Bhoutan: à la recherche du bonheur perdu
Petite nation traditionnelle de l'Himalaya, coincée entre la Chine et l'Inde, le royaume était jusqu'ici célébré pour son indice de Bonheur national brut, qui veut donner la priorité au bien-être sur la puissance économique. Mais revers de cette médaille dorée, la jeunesse récuse de plus en plus cette réputation de pays du bonheur.
L'ancien roi du Bhoutan avait inventé dans les années 1970 ce concept : on mesure le bonheur des habitants d'un pays non seulement en fonction de la croissance économique, mais en prenant compte d'autres critères, tels que la sauvegarde de la culture, l'environnement et la bonne gouvernance. Mais «aspiré» par la mondialisation, le Bhoutan qui a autorisé les premiers touristes en 1974, la télévision en 1999 et la démocratie en 2008, semble avoir aujourd'hui perdu une certaine harmonie ancestrale.
«On peut voir que les gens ne sont pas heureux ici», assène Jim Wangchuk, travailleur social et ancien drogué, dans la capitale Thimphou où il œuvre dans un centre d'accueil pour les jeunes toxicomanes. Les autorités s'inquiètent de la consommation croissante des drogues, dans ce pays isolé du monde pendant des siècles.

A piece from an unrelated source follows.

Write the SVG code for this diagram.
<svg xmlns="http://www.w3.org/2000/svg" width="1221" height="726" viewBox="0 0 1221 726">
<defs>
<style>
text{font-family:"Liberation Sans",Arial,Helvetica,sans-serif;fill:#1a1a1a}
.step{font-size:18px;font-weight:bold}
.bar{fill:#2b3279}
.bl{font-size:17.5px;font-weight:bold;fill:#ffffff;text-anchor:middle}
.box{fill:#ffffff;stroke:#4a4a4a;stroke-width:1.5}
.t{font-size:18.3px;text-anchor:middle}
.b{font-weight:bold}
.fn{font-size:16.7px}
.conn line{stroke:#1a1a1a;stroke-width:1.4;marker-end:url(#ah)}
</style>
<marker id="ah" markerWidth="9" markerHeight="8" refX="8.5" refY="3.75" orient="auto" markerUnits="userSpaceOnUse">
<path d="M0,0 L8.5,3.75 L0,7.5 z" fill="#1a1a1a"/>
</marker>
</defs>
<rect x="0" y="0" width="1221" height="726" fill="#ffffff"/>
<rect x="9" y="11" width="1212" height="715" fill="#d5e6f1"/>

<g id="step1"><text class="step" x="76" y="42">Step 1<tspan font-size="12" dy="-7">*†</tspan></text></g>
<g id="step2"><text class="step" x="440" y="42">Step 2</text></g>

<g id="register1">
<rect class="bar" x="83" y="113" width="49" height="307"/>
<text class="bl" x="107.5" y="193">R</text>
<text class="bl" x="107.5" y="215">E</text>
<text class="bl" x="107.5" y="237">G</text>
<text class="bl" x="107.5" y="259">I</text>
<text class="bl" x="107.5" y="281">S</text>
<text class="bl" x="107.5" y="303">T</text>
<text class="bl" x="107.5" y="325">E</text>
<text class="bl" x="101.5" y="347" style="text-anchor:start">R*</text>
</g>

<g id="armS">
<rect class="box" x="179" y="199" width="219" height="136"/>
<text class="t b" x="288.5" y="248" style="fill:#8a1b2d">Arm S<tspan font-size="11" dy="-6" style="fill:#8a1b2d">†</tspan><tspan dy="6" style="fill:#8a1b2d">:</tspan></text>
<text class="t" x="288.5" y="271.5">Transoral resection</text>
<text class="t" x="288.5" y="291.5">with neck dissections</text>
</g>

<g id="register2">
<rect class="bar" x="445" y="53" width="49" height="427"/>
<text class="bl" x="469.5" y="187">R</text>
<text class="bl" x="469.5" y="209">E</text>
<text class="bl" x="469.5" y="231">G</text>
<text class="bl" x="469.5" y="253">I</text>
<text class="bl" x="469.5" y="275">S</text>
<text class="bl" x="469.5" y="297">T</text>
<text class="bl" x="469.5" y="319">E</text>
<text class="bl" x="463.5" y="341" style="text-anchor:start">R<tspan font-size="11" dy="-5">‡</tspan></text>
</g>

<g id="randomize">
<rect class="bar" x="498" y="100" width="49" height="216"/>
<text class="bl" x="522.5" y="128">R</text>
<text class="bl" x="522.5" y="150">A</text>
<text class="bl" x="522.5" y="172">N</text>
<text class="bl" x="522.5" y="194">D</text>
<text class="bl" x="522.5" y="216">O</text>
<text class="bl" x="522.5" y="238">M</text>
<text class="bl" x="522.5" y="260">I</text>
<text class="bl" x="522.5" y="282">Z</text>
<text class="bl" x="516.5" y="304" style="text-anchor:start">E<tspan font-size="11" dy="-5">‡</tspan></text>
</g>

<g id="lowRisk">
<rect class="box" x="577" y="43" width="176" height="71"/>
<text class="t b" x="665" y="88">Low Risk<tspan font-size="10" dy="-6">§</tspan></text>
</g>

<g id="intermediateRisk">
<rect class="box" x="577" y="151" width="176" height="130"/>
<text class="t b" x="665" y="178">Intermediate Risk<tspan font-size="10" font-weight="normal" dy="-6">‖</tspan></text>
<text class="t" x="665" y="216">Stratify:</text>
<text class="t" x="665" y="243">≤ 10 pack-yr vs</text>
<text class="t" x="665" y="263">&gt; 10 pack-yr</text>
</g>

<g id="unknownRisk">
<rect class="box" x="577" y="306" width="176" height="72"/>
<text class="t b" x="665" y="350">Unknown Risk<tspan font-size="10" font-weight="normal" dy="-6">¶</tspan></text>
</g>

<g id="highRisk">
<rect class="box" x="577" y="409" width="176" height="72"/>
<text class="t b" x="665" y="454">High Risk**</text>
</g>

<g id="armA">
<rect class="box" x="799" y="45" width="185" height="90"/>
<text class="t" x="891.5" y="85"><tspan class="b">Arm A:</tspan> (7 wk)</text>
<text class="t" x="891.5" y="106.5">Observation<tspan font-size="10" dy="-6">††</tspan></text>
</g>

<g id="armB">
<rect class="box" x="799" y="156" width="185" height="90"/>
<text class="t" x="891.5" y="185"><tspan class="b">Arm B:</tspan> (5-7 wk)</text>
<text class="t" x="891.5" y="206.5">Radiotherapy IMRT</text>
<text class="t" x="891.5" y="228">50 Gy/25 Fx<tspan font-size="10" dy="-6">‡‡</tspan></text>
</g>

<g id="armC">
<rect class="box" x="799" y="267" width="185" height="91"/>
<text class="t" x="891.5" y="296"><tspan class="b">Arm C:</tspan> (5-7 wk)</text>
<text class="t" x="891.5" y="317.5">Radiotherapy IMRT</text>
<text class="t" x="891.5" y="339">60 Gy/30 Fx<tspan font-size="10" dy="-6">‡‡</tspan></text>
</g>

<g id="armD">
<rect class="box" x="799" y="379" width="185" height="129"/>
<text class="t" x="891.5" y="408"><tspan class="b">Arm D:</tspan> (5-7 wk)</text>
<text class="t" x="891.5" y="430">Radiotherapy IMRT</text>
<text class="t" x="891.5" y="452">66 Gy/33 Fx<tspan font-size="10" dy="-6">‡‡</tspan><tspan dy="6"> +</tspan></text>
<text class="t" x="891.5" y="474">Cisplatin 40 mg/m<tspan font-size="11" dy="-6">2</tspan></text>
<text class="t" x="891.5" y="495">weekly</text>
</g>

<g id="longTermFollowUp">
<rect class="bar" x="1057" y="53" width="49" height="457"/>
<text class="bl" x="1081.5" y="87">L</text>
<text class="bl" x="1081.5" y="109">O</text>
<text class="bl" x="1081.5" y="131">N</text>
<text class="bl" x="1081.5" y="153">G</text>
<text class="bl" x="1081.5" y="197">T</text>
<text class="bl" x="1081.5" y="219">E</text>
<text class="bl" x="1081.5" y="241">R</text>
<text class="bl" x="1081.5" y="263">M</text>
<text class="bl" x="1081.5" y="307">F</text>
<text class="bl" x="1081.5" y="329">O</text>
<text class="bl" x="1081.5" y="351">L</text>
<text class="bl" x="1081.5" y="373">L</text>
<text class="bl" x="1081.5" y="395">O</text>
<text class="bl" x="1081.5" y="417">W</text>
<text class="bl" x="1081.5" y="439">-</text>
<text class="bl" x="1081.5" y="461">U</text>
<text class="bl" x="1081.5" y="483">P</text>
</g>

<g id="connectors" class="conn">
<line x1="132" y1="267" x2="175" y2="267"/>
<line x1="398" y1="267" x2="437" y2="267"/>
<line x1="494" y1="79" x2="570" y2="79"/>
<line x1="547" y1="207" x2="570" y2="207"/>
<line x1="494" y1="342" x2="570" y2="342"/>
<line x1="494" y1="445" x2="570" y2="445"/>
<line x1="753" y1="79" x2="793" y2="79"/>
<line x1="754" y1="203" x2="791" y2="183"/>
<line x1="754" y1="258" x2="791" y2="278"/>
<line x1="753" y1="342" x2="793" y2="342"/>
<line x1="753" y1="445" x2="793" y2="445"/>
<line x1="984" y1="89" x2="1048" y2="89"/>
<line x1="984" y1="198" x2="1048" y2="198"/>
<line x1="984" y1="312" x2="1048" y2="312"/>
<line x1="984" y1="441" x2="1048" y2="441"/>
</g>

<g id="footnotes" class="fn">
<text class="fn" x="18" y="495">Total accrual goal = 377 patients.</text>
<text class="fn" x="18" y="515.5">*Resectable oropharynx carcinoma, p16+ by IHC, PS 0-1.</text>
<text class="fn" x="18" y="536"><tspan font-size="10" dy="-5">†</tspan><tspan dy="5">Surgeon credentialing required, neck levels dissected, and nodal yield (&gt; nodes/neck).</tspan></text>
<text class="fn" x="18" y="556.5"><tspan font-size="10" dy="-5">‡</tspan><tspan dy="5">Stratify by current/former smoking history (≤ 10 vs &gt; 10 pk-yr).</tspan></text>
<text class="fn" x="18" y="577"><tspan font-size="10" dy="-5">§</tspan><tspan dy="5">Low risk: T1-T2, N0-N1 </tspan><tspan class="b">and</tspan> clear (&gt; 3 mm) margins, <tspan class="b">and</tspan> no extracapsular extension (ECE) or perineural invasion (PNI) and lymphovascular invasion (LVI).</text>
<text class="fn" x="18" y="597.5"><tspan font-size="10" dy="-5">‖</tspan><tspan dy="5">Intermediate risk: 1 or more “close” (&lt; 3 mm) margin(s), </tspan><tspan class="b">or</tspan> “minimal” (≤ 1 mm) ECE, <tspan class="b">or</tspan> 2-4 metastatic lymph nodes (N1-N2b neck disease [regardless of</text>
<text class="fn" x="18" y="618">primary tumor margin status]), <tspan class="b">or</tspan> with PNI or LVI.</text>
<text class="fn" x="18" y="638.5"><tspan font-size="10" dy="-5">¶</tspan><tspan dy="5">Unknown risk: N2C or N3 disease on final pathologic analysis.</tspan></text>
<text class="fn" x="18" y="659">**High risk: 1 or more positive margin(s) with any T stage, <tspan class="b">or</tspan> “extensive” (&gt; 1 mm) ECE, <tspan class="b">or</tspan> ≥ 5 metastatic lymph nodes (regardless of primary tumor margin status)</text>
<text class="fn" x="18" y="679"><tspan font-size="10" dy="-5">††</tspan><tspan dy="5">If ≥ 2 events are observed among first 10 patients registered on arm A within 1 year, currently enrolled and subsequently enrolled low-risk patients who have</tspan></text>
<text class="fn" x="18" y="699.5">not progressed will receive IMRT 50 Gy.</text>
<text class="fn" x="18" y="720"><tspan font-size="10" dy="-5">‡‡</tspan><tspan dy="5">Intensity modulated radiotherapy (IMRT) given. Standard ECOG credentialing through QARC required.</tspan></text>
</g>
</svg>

La consommation d'alcool, notamment un vin de riz fermenté fabriqué artisanalement, a toujours fait partie de la culture bhoutanaise. Mais les maladies du foie sont devenues l'une des principales causes de décès au grand hôpital de ce pays de 750.000 habitants.
Monarchie absolue jusqu'en 2008, le pays est désormais une monarchie parlementaire où le bouddhisme demeure religion d'Etat et imprègne la vie quotidienne. Mais le tissu social traditionnel se déchire peu à peu. Selon un des deux seuls psychiatres du pays, «le taux de criminalité augmente chaque année, avec l'apparition des cambriolages et des vols dans la rue, des délits inexistants il y a 10 ans». Selon lui, le chômage, avec la toxicomanie et l'alcoolisme qui l'accompagnent, est le principal défi que va devoir relever le pays.
«Quand je regarde les difficultés du pays, je ne vois pas de Bonheur national brut», déclare Jamyang Tsheltim, un étudiant de 21 ans. Au premier rang des inquiétudes, l'absence d'emplois qualifiés pour les jeunes d'un pays dont la moyenne d'âge est de 26 ans.
Peut-on parler d'un «Etat utopique»? «Il y a une inédaquation entre la demande et l'offre d'emplois», souligne le psychiatre Nirola. Les jeunes abandonnent l'agriculture, qui reste le principal secteur d'activités du royaume. Selon le journaliste Tenzig Lamsang, le pays souffre d'un «esprit de déni» vis-à-vis des problèmes nationaux. Le Bonheur national brut est devenu un concept «très intellectuel», populaire auprès des élites, mais qui ne veut plus dire grand chose pour la population. Le bonheur est un objectif que tout le peuple du Bhoutan tente de revendiquer et d'atteindre. Mais pour le moment, personne ne prétend que le Bhoutan a réalisé un Bonheur national brut.